EXERCISE BRIEF
Which lines below hold the word "script"? Report each one.

----------------

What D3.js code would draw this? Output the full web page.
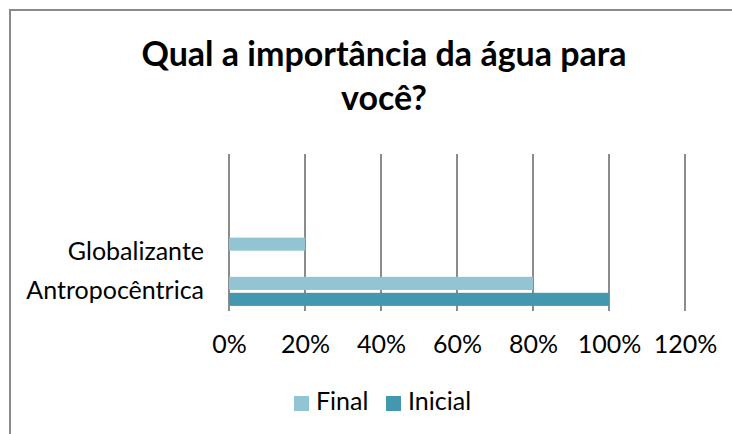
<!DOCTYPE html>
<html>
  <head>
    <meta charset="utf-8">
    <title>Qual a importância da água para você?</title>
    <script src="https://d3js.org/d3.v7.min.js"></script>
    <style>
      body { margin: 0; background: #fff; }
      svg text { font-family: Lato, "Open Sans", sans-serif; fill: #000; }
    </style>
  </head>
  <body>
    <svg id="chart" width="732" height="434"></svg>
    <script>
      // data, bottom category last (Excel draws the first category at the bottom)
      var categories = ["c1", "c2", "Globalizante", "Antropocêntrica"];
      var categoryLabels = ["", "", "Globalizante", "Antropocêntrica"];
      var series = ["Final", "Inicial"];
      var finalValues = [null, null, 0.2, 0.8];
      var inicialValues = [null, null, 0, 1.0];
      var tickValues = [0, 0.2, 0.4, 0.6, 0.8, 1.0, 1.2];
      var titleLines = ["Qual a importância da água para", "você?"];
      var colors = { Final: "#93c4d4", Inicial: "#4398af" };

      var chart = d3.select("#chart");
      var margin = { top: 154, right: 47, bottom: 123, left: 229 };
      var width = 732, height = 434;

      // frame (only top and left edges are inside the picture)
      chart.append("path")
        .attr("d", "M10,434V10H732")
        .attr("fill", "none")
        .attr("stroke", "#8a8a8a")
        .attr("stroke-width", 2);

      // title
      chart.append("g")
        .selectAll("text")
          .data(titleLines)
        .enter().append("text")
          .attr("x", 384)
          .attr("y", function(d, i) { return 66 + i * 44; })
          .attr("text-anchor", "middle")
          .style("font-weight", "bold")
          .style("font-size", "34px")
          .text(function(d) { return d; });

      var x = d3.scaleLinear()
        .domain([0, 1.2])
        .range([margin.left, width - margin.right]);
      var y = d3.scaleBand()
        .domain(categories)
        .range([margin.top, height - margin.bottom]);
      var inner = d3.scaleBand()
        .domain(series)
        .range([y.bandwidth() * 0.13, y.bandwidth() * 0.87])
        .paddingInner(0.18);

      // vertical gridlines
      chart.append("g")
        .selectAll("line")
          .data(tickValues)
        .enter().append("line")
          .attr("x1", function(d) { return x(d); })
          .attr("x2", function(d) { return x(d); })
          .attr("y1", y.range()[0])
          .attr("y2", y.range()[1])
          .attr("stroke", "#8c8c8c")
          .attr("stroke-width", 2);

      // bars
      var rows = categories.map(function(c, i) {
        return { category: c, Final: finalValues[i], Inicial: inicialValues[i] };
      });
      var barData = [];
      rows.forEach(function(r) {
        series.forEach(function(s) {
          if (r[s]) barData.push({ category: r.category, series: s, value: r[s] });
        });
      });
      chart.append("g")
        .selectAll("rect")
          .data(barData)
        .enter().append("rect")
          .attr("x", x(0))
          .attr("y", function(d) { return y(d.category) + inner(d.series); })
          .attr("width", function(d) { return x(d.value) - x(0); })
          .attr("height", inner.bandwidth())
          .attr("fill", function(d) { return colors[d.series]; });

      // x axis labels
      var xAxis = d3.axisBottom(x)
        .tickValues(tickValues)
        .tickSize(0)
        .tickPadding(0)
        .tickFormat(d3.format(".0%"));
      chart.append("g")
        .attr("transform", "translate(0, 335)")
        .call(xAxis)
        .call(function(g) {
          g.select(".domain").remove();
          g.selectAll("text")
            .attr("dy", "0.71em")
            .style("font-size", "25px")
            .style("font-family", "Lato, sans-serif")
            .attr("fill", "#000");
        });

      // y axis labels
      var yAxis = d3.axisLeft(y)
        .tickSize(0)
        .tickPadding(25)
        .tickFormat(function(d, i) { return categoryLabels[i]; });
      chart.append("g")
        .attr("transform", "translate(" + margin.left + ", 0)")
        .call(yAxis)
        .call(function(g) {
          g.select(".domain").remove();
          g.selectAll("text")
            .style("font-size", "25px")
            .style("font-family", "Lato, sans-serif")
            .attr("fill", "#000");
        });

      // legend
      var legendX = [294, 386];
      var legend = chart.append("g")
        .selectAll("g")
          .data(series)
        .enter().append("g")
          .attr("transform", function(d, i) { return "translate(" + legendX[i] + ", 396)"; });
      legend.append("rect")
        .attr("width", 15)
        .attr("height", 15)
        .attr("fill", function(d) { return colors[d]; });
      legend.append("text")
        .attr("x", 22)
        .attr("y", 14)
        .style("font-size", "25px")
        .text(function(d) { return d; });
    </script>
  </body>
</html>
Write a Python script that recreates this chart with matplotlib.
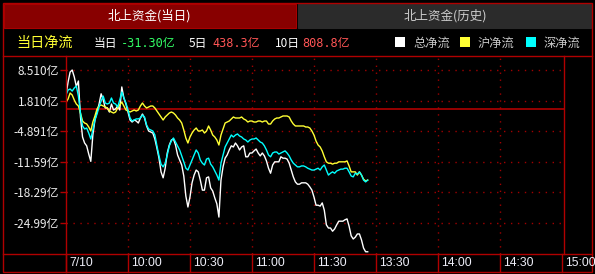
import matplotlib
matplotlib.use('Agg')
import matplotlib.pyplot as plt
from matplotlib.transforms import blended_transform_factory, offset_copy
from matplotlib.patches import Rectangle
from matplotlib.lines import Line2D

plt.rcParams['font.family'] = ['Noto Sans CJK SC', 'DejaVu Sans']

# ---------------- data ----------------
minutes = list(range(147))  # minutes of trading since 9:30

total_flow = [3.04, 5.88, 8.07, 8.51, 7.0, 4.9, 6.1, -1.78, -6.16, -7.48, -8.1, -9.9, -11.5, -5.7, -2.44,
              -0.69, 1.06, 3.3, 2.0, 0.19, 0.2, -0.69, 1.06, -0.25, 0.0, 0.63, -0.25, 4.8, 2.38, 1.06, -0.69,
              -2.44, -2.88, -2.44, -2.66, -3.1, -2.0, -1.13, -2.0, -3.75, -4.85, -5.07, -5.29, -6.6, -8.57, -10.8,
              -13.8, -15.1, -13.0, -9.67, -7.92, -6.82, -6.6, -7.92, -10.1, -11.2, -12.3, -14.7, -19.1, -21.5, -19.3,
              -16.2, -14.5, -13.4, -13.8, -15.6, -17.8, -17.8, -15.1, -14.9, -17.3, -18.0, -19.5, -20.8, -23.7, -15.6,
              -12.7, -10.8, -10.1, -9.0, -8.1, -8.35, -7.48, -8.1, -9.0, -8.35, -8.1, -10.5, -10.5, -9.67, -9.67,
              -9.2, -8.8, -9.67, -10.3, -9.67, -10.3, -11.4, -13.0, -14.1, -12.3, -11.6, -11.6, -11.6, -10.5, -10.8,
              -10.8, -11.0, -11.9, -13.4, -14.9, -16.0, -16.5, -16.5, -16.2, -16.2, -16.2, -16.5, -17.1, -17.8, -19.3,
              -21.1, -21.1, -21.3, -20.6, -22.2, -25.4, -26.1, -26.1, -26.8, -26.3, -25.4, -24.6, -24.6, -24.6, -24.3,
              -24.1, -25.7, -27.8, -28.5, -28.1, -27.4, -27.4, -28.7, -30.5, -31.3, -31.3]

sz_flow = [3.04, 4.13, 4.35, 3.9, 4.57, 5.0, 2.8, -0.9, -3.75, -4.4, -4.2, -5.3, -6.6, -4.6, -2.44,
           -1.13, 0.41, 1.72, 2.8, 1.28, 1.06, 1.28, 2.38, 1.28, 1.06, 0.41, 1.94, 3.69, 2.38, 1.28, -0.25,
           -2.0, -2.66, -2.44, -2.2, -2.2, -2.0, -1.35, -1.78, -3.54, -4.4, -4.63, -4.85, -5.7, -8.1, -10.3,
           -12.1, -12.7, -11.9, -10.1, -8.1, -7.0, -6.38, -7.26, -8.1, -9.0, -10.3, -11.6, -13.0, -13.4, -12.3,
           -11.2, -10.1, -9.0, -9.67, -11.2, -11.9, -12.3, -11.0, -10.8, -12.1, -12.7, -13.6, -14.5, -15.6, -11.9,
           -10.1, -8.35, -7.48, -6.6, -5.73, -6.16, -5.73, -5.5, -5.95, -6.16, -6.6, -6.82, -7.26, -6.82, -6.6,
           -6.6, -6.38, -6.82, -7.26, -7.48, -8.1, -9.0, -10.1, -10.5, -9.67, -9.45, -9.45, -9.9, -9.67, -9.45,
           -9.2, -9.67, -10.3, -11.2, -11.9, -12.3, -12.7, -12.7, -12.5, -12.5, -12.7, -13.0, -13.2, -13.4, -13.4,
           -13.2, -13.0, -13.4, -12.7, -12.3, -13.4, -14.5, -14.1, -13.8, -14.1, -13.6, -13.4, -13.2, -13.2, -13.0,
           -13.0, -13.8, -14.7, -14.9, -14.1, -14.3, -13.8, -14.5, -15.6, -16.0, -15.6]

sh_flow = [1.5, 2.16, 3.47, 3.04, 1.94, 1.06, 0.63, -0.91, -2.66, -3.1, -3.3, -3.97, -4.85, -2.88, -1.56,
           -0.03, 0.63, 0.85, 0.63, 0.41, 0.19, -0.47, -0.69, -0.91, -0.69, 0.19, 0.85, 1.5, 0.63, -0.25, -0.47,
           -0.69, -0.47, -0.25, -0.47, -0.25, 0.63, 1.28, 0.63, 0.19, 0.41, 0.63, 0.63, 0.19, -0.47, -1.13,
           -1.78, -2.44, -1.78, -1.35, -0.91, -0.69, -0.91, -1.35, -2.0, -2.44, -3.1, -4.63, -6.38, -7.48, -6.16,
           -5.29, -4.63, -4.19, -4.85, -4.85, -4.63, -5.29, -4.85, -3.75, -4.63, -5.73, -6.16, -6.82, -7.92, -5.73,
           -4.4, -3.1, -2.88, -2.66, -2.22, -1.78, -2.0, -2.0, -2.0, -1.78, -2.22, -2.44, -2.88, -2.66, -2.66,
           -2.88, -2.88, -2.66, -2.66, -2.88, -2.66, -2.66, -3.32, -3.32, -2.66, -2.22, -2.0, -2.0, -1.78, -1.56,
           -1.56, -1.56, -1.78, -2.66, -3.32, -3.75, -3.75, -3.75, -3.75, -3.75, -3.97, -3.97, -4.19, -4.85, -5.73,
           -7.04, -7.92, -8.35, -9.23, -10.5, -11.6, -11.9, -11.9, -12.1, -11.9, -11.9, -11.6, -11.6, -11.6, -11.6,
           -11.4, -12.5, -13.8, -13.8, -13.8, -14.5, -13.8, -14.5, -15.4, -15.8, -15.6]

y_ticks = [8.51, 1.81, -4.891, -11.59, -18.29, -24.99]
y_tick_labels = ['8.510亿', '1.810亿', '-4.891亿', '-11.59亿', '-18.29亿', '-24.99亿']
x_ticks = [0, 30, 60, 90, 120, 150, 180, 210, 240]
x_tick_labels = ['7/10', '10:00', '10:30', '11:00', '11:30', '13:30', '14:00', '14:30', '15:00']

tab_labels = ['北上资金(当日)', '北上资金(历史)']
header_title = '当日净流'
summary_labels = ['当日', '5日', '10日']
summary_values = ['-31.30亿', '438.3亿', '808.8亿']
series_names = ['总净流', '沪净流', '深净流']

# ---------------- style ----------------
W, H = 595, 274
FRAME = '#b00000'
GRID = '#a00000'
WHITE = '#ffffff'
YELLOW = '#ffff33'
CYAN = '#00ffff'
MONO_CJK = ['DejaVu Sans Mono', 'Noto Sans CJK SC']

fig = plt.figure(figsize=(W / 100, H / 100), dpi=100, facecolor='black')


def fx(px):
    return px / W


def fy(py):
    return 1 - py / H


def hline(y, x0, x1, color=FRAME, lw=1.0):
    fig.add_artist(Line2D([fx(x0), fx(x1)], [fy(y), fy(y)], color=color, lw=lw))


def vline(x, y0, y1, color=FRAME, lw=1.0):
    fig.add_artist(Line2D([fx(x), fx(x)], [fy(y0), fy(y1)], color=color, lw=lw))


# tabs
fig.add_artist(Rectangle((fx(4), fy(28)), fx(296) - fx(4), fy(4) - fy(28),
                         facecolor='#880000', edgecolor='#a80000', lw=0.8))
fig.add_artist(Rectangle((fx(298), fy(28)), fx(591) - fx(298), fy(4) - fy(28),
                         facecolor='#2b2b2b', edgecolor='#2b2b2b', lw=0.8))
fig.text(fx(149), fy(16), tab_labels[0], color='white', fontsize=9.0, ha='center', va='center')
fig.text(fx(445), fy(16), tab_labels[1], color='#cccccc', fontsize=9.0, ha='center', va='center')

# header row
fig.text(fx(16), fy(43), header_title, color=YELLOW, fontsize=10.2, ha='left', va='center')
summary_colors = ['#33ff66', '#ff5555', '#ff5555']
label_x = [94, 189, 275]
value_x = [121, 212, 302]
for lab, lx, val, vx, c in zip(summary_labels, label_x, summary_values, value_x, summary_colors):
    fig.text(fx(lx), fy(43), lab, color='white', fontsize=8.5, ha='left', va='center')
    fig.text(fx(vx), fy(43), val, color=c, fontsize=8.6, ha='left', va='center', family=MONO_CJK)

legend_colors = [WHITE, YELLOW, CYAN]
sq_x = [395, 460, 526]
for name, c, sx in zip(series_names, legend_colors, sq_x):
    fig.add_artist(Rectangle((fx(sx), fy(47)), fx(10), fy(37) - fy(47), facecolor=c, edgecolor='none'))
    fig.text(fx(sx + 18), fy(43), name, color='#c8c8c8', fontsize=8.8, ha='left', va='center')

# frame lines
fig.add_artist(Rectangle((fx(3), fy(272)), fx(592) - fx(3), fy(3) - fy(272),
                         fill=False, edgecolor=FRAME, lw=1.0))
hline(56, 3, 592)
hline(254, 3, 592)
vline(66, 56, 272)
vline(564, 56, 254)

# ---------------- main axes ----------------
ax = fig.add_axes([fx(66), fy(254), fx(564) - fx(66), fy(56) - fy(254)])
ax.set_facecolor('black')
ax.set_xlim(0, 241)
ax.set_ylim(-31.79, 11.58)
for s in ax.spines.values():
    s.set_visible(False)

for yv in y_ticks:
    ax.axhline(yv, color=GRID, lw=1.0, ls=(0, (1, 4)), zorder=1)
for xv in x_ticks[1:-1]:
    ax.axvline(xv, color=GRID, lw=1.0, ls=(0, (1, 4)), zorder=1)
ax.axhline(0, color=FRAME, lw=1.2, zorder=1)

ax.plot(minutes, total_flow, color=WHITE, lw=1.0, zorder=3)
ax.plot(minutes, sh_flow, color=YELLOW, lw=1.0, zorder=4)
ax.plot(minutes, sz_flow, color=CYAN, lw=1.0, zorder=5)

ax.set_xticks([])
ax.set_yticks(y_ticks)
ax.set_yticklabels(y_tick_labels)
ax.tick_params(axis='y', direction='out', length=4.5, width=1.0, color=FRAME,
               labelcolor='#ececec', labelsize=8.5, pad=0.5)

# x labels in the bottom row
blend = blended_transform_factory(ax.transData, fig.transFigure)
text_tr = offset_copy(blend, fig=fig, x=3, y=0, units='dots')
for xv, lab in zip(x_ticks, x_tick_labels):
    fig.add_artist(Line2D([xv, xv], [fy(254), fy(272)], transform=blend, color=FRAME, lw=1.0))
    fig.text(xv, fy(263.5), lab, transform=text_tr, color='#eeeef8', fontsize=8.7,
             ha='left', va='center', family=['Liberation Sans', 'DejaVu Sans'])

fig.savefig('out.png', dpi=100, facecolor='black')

----------------

CORRECT RESPONSE
    <script src="https://d3js.org/d3.v7.min.js"></script>
    <script>
    </script>
Write a Python script that recreates this chart with matplotlib.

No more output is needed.